Twin Peaks: Fire Walk With Me – Vinyl reissue

The original soundtrack of David Lynch’s Twin Peaks: Fire Walk with Me, the cinematic follow up to his cult tv series, will be re-released on vinyl this January to mark the movie’s 25th anniversary. 

On it’s release in 1992, the movie polarised fans of the original series and critical reception was lukewarm. It’s therefore safe to say that opinion on it’s soundtrack proves far less divisive. It’s a sublime and unsettling body of work.

Courtesy of Death Waltz Records
                 Courtesy of Death Waltz Records

Lynch plays a large part in the production of his soundtracks and Twin Peaks: Fire Walk with Me was no exception. Working alongside  long time collaborator Angelo Badalamenti – whose credits also include The Beach, Mulholland Drive, and National Lampoon’s Christmas Vacation – the pair create musical compositions that are languid, haunting, and surreal. The twelve tracks are a mix of smoky jazz, 50’s pop, and dark synthy noir.

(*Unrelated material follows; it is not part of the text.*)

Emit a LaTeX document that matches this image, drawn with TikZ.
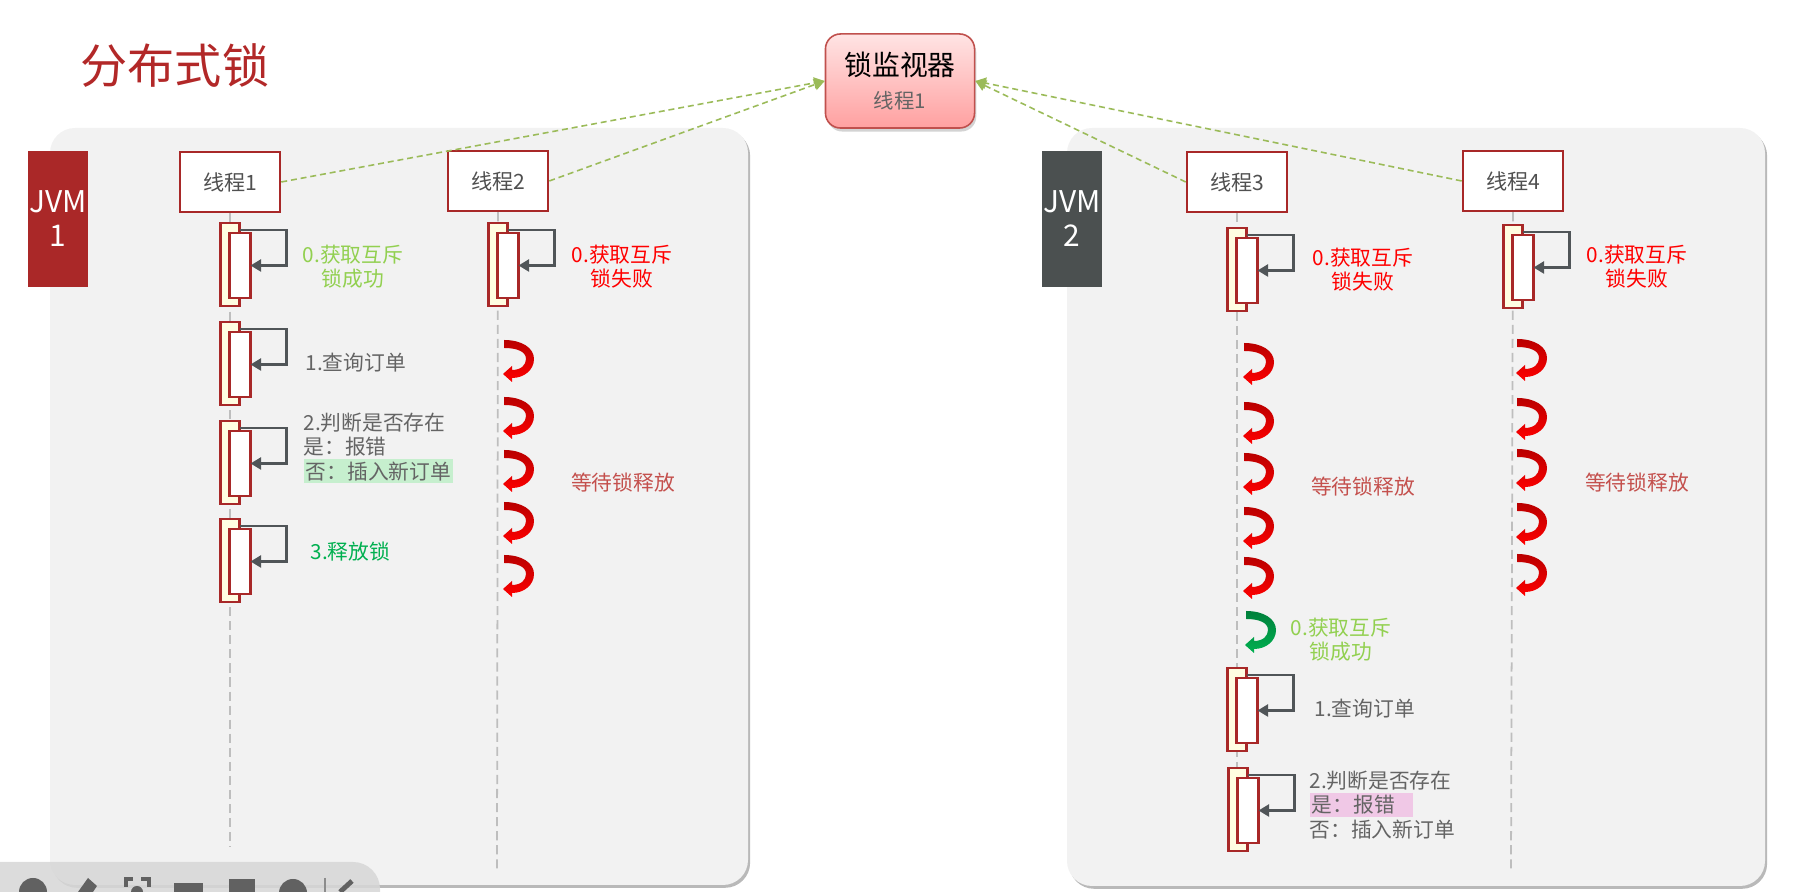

They feature vocals from Julee Cruise – who appears in the series and film – and jazz singer Jimmy Scott who both provide eerie vocals to Lynch’s dark lyrics. 

This reissue is released on Death Waltz Records who have re-mastered and released works for directors such as John Carpenter (creator of any number of seminal horror movies) and composers like Johan Söderqvist (Let the Right One In) and Fabio Frizzi (City of the Living Dead, Zombi 2). It’s a match made in heaven (or better ‘hell’).

Courtesy of Death Waltz Records
                 Courtesy of Death Waltz Records

The remastered 2xLP (pressed on 180-gram “cherry pie” vinyl) features artwork by Sam Smith that was approved by Lynch, as well as packaging by Mondo creative director Jay Shaw.  Film critic Mark Kermode penned the new liner notes. It’s a thing of beauty. 

The standout track for me is Moving Through Time. It twists and turns for close on 7 minutes as if it were smoke from a cigar, weaving it’s way upwards, effortlessly drifting between the lineality of logic in some seedy dark place just below the surface of our own dimension.  Grady Tate’s brushed drums and the piano of Badalamenti give the piece it’s tension and ethereal quality. Truly haunting and magnificent.